Last month’s article seemed to hit a chord with many of our readers … here are a couple of their comments:
Bill F. wrote: A great, well written and timely article. Perhaps it will make some art "collectors aka speculators" recall the riches they acquired in WorldCom, Enron, Exodus, JDSU etc. My only return is a few pennies collected by overpaid class action attorneys. But, I still have the joy--each day--of walking through my house and being astounded again by the talent of American artists. Thanks for your continuing insight.
Bill, I personally remember JDSU and I do not think my father will ever forget Global Crossing!
Fran Z. wrote: Right on! It is so discouraging to work with collectors who don't know what they are buying and lack the appreciation that art deserves. It is often more about "look what I can afford to buy". … I enjoy your insights so very much.
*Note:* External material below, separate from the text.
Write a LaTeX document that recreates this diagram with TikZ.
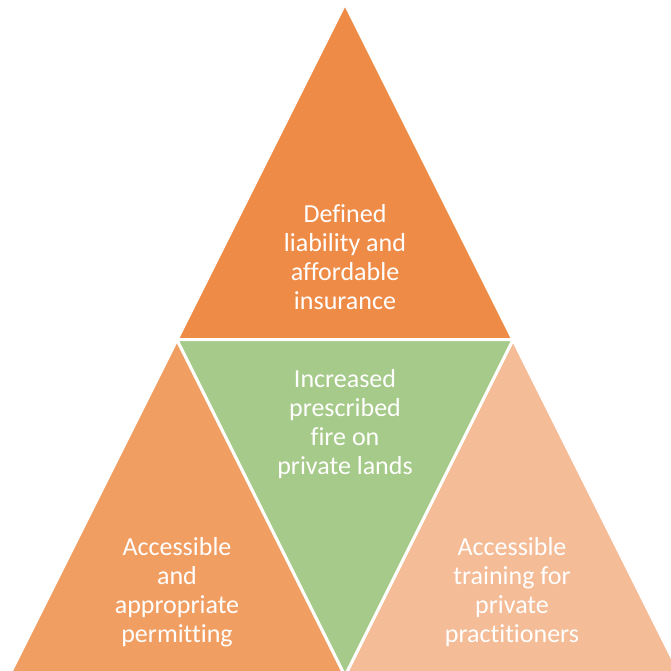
\documentclass[tikz,border=0pt]{standalone}
\usepackage{fontspec}
\setmainfont[Ligatures=NoCommon]{Carlito}
\definecolor{topc}{HTML}{EE8B47}
\definecolor{leftc}{HTML}{F19E62}
\definecolor{rightc}{HTML}{F4BC97}
\definecolor{greenc}{HTML}{A6CA89}
\begin{document}
\begin{tikzpicture}[x=1pt,y=-1pt,
  tri/.style={draw=white,line width=3pt,line join=miter},
  lbl/.style={align=center,text=white,font=\fontsize{26}{29}\selectfont,inner sep=0pt}]
\useasboundingbox (0,0) rectangle (671,671);
\clip (0,0) rectangle (671,671);
\coordinate (A) at (345,3.7);
\coordinate (L) at (177,339.7);
\coordinate (R) at (513,339.7);
\coordinate (BL) at (9,675.7);
\coordinate (BM) at (345,675.7);
\coordinate (BR) at (681,675.7);
\fill[white] (0,0) rectangle (671,671);
\filldraw[tri,fill=topc] (A) -- (L) -- (R) -- cycle;
\filldraw[tri,fill=leftc] (L) -- (BL) -- (BM) -- cycle;
\filldraw[tri,fill=rightc] (R) -- (BM) -- (BR) -- cycle;
\filldraw[tri,fill=greenc] (L) -- (R) -- (BM) -- cycle;
\node[lbl] (toplbl) at (345,257) {Defined\\liability and\\affordable\\insurance};
\node[lbl] (midlbl) at (345,424) {Increased\\prescribed\\fire on\\private lands};
\node[lbl] (leftlbl) at (177,592) {Accessible\\and\\appropriate\\permitting};
\node[lbl] (rightlbl) at (512,592) {Accessible\\training for\\private\\practitioners};
\end{tikzpicture}
\end{document}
And now … on with the show.
The Economics of Art – WHAT!?
This past month we did see another wild ride for the stock market and many people were wondering what impact this would have on the art market … and so did we. Well, I am happy to report that even during the truly wild week of February 4-8, the Impressionist / Modern and Contemporary sales that took place in London did surprisingly well. Well, I will amend that and say that the evening sales did well … you know the expensive works of art … while the day sales, those filled with a group of rather lackluster items, had their share of ups and downs. It is also interesting to note that almost all the PR generated for this series of sales was for the evening parts … there was little to no mention of the day sales. And if any of you happened to see the Sotheby’s press releases you will have to admit that they, in and of themselves, were ‘works of art’. Adjectives like ‘extraordinary’, ‘unprecedented’, ‘highest’, ‘exceptional’, and ‘outstanding’ were in abundant supply, along with numerous statistical breakdowns – how many new buyers there were, where they came from, and most importantly the number of new auction records achieved. I guess they too were worried about the potential fallout from the recent stock market gyrations and wanted everyone to know that there was/is nothing to worry about.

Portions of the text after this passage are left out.